The median age of sub-Saharan Africa is only around 20 and some 70% of the population is aged under 30.
Recent so-called ‘Gen Z’ social media-organised protests by crowds in their teens and 20s against the status quo have erupted in African countries including Kenya, Togo, Madagascar, and Morocco.
While the protests in each country have had different triggers, they have often had a broad desire to remove entrenched, corrupt regimes which are failing to govern.
Faced with these “dinosaurs”, some young African leaders make a virtue of their youthful vigour.
Ibrahim Traore became the youngest leader on the continent after a 2022 coup brought him to power in Burkina Faso at the age of 34.
A skilful Kremlin-backed propaganda campaign promotes him as a youthful pan-African role model in contrast to Western-backed old-timers.
In Uganda’s elections next year, Museveni will take on pop star-turned-politician Bobi Wine who at 43 is 38 years his junior.
Yet elsewhere, leaders continue to try to extend their stay in the presidential palace.
The day before Biya celebrated his latest seven-year term, Djibouti’s parliament opened the way for its own President, Ismail Omar Guelleh, to run for a sixth term after removing age limits.
Guelleh, 77, has held power since 1999 in the tiny Horn of Africa nation, but had been due to be blocked from running again by a constitutional rule decreeing that the head of state cannot run for office after 75.

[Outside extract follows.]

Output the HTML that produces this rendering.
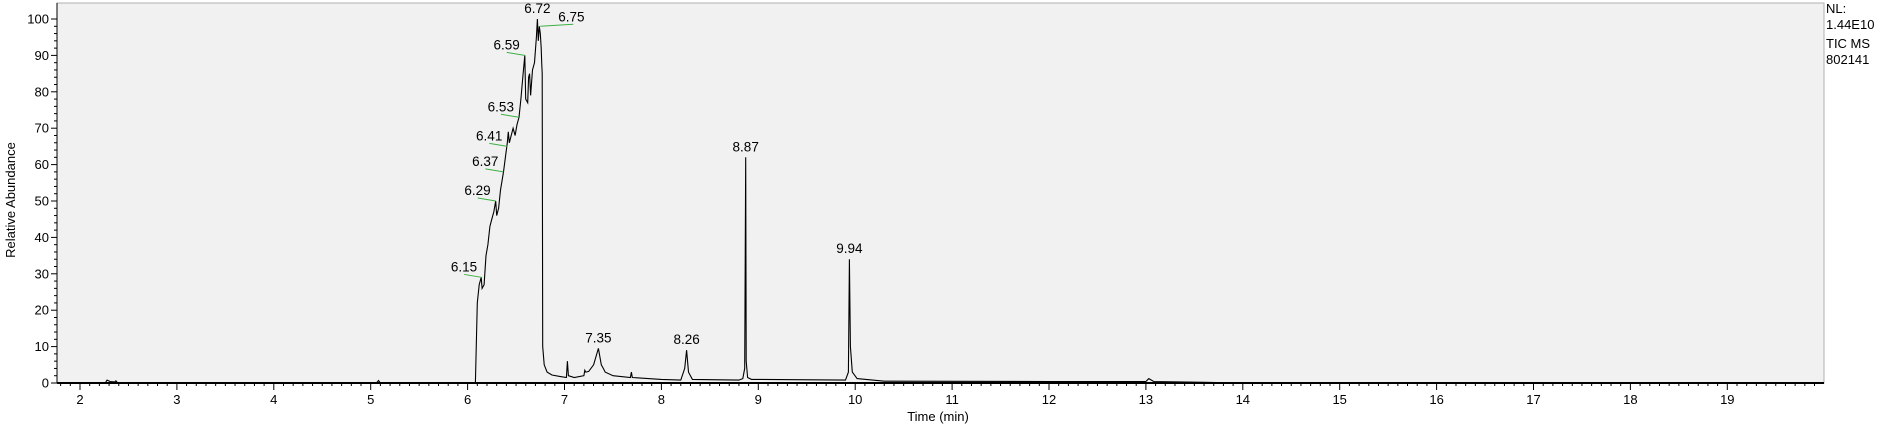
<!DOCTYPE html>
<html><head><meta charset="utf-8"><style>
html,body{margin:0;padding:0;background:#fff;}
svg{display:block;font-family:"Liberation Sans",Arial,sans-serif;}
</style></head><body>
<svg id="chart" width="1878" height="425" viewBox="0 0 1878 425" xmlns="http://www.w3.org/2000/svg">
<rect x="57" y="3" width="1767" height="380" fill="#f1f1f1" stroke="#b0b0b0" stroke-width="1"/>
<g id="axes"></g>
<g id="trace"></g>
<g id="labels"></g>
<text transform="translate(15,200) rotate(-90)" text-anchor="middle" font-size="13" fill="#000">Relative Abundance</text>
<text x="938" y="421" text-anchor="middle" font-size="13" fill="#000">Time (min)</text>
<g font-size="13" fill="#000">
<text x="1826" y="13">NL:</text>
<text x="1826" y="29">1.44E10</text>
<text x="1826" y="48">TIC  MS</text>
<text x="1826" y="64">802141</text>
</g>
</svg>
<script>
const traceTimes = [1.8,2.26,2.28,2.31,2.36,2.37,2.39,5.06,5.08,5.10,6.08,6.10,6.12,6.14,6.15,6.17,6.19,6.21,6.23,6.25,6.27,6.29,6.30,6.32,6.34,6.37,6.39,6.41,6.42,6.43,6.45,6.47,6.49,6.51,6.53,6.55,6.57,6.59,6.60,6.62,6.63,6.64,6.65,6.67,6.69,6.71,6.72,6.73,6.74,6.75,6.76,6.765,6.77,6.775,6.79,6.82,6.87,6.95,7.02,7.03,7.04,7.1,7.2,7.21,7.22,7.25,7.3,7.35,7.38,7.40,7.42,7.5,7.68,7.69,7.70,8.0,8.2,8.24,8.26,8.28,8.32,8.80,8.84,8.86,8.87,8.875,8.89,8.93,9.90,9.93,9.94,9.95,9.97,10.02,10.3,12.0,13.0,13.03,13.08,13.6,14.0,19.9];
const traceValues = [0,0,0.8,0.4,0.3,0.6,0,0,0.7,0,0,22,27,29,26,27,35,38,43,45,47,50,46,48,53,58,62,66,69,66,68,70,68,71,73,78,84,90,78,77,84,85,79,86,88,95,100,94,98,96,92,88,85,10,5,3,2.2,1.8,1.5,6,2,1.5,2,3.5,3,3.2,5,9.5,5,4,3,2,1.5,3,1.5,1,0.8,4,9,3,1,0.8,1.2,4,62,6,1.5,1,0.8,3,34,10,3,1.2,0.5,0.4,0.4,1.2,0.4,0.2,0,0];
const labelTimes = [6.15,6.29,6.37,6.41,6.53,6.59,6.72,6.75,7.35,8.26,8.87,9.94];
const labelValues = [29,50,58,65,73,90,100,98,9.5,9,62,34];
const labelTexts = ["6.15","6.29","6.37","6.41","6.53","6.59","6.72","6.75","7.35","8.26","8.87","9.94"];
const labelKinds = ["left","left","left","left","left","left","top","right","top","top","top","top"];
const yTicks = [0,10,20,30,40,50,60,70,80,90,100];
const xTicks = [2,3,4,5,6,7,8,9,10,11,12,13,14,15,16,17,18,19];

const NS="http://www.w3.org/2000/svg";
const X0=80, PX=96.9, Y0=383, PY=3.64, LEFT=57, RIGHT=1824;
function xs(t){return X0+PX*(t-2);}
function ys(v){return Y0-PY*v;}
function mk(tag,attrs,parent){const e=document.createElementNS(NS,tag);for(const k in attrs)e.setAttribute(k,attrs[k]);parent.appendChild(e);return e;}
const axes=document.getElementById('axes');
let ya=mk('line',{x1:LEFT,y1:3,x2:LEFT,y2:Y0,stroke:'#000','stroke-width':1},axes);


for(let v=0;v<=100;v+=2){
  const major=v%10===0;
  const tk=mk('line',{x1:LEFT-(major?6:3),y1:ys(v),x2:LEFT,y2:ys(v),stroke:'#000','stroke-width':1},axes);
  
  
}
yTicks.forEach(v=>{
  const t=mk('text',{x:LEFT-8,y:ys(v)+4.5,'text-anchor':'end','font-size':13,fill:'#000'},axes);
  t.textContent=v;
  
  
});
let xa=mk('line',{x1:LEFT,y1:Y0,x2:RIGHT,y2:Y0,stroke:'#000','stroke-width':2},axes);


for(let i=18;i<=199;i++){
  const t=i/10;const x=xs(t);
  if(x<LEFT||x>RIGHT)continue;
  const major=i%10===0;
  const tk=mk('line',{x1:x,y1:Y0,x2:x,y2:Y0+(major?7:3),stroke:'#000','stroke-width':1},axes);
  
  
}
xTicks.forEach(v=>{
  const t=mk('text',{x:xs(v),y:Y0+21,'text-anchor':'middle','font-size':13,fill:'#000'},axes);
  t.textContent=v;
  
  
});
const trace=document.getElementById('trace');
let d='';
traceTimes.forEach((t,i)=>{d+=(i?'L':'M')+xs(t).toFixed(1)+' '+ys(traceValues[i]).toFixed(1);});
const p=mk('path',{d:d,fill:'none',stroke:'#000','stroke-width':1.1},trace);


const lab=document.getElementById('labels');
labelTimes.forEach((t,i)=>{
  const x=xs(t),y=ys(labelValues[i]),k=labelKinds[i];
  let tx,ty,anchor;
  if(k==='left'){
    const g=mk('line',{x1:x-18,y1:y-3,x2:x,y2:y,stroke:'#3cb043','stroke-width':1},lab);
    
    
    tx=x-5;ty=y-6;anchor='end';
  }else if(k==='right'){
    const g=mk('line',{x1:x,y1:y,x2:x+33,y2:y-2,stroke:'#3cb043','stroke-width':1},lab);
    
    
    tx=x+18;ty=y-5;anchor='start';
  }else{
    tx=x;ty=y-6;anchor='middle';
  }
  const e=mk('text',{x:tx,y:ty,'text-anchor':anchor,'font-size':13.5,fill:'#000'},lab);
  e.textContent=labelTexts[i];
  
  
});
</script>
</body></html>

In Equatorial Guinea, Teodoro Obiang Nguema Mbasogo, 83, has ruled since 1979, making him the world’s longest-serving president.
He has presided over an oil boom, which has now peaked, and has been accused of corruption and rights abuses, which he denies.
And in Togo, Jean-Lucien Savi de Tove, 86, assumed office last May under a constitutional shift to a parliamentary system, becoming Togo’s oldest president.
The shift allowed Faure Gnassingbe, the former president, to continue to lead the government, extending an unbroken dynastic tenure that began when Gnassingbe Eyadema, his late father, came to power in 1967 after a coup.